First, let’s start out by defining a new data type: a 2D point which consists of an x and y value:
data Point2D x y = Point2D Int Int
Now how are we going to combine Point2D
values? It seems natural that we
would add them together by adding the x and y values to create a new point.
This is easy to implement, and it has the bonus of being already associative.

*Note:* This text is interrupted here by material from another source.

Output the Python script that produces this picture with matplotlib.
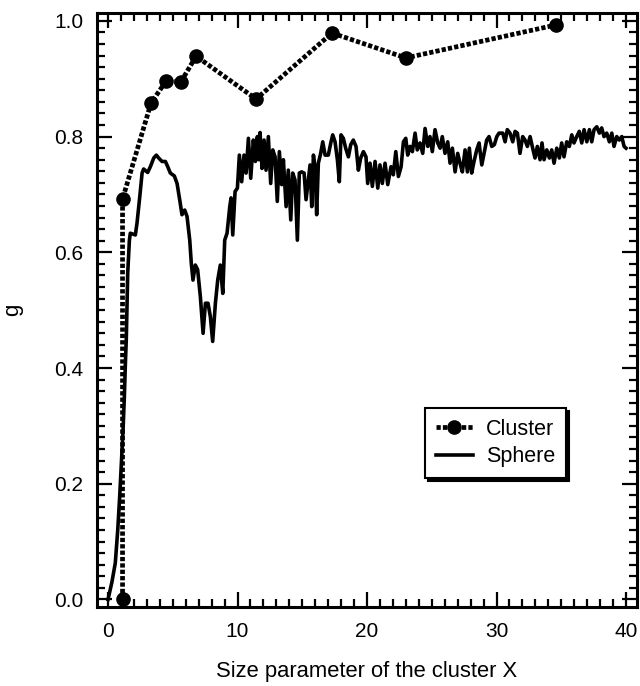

instance Semigroup (Point2D a b) where
(<>) (Point2D x1 y1) (Point2D x2 y2) = Point2D newX newY
where
newX = x1 + x2
newY = y1 + y2
It really is that easy. We have implemented a Semigroup
instance on a data
type by implementing one function.
Monoids
Monoids are a strict subset of semigroups. They have the same properties as
semigroups save for one thing: the identity element. Monoids need to have some
identity element (ident
) such that a <> ident = a
and ident <> a = a
.
For addition, the identity element is 0, because a + 0 = a
and 0 + a = a
.
For multiplication, the identity element is 1 (proof is left as an exercise to
the reader).
We can see from the following declaration of the Monoid
class that you only
have to implement one function, the identity element. The rest is derived from
your semigroup implementation by default.
class Semigroup m => Monoid m where
mempty :: m
-- defining mappend is unnecessary, it copies from Semigroup
mappend :: m -> m -> m
mappend = (<>)
-- defining mconcat is optional, since it has the following default:
mconcat :: [m] -> m
mconcat = foldr mappend mempty
An Example
Implementing the identity element for Point2D
is trivial, because we already
know the identity element in addition.
instance Monoid (Point2D a b) where
mempty = Point2D 0 0
We can play around with using the methods provided by the monoid class. For example, let’s define a few points:
p1 = Point2D 1 2
p2 = Point2D 2 3
We can combine these points using mconcat
, <>
, or mappend
:
mconcat [p1, p2]
> Point2D 3 5
--
p1 <> p2
> Point2D 3 5
You can combine any number of these points in any arbitrary manner using semigroups and monoids, which provide a powerful abstraction over elements of sets, or more concretely, elements of a data/type class.